On February 19, 2026, the Federal Trade Commission said it issued a final “Click to Cancel” rule aimed at recurring subscriptions, a change that would matter to any small business that bills customers monthly or annually.
But the rule’s legal status has been in flux, and business owners should not assume a clean, new compliance deadline applies nationwide without checking the latest court and agency updates.
The FTC’s announcement says subscription sellers must make cancellation as easy as sign-up, meaning if a customer can enroll online, they must be able to cancel online in a similar number of steps, according to the agency’s press release and rule materials.
You can read the FTC’s February 2026 statement in the FTC press release and review the rule text and dates in the Federal Register entry.

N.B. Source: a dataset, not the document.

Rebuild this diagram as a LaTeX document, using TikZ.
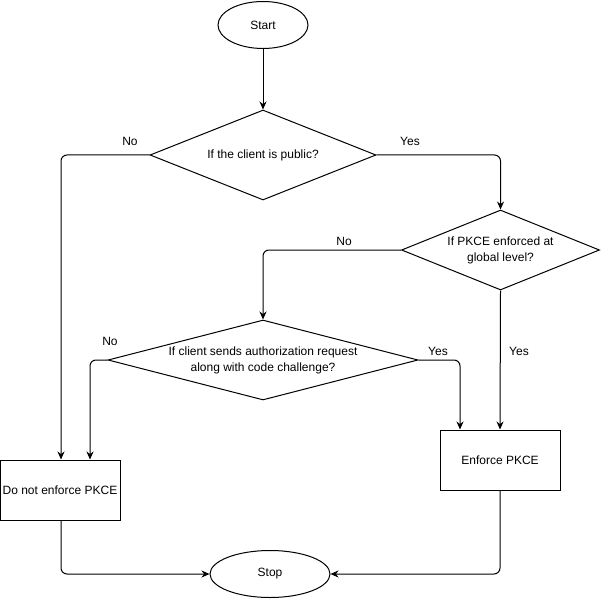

Separately, legal analysts have noted that a federal appeals court previously vacated an earlier version of the FTC’s “Click to Cancel” approach in July 2025, which would mean it could not be enforced as written at that time.
One plain-English takeaway for founders is that subscription cancellation is still a high-risk area even when one specific federal rule is challenged, because the FTC can enforce other consumer protection laws and many states have their own auto-renewal rules.
If you sell SaaS subscriptions, memberships, service plans, or subscription boxes, now is a good time to audit your cancellation flow end to end, including your website or app steps, your email and receipt language, and what your support team is allowed to say when someone tries to cancel.
Operationally, make sure cancellation is easy to find, does not require a phone call if sign-up did not, and actually stops future billing in your payment processor and customer relationship management system, not just in your front-end user interface.
Also confirm you can prove what the customer agreed to, when they agreed, and when cancellation took effect, since disputes often show up first as chargebacks and complaints rather than a regulator letter.
Next up is watching for any updated FTC guidance, additional rulemaking, or new court activity that clarifies whether and when a “Click to Cancel” standard will be enforceable at the federal level later in 2026.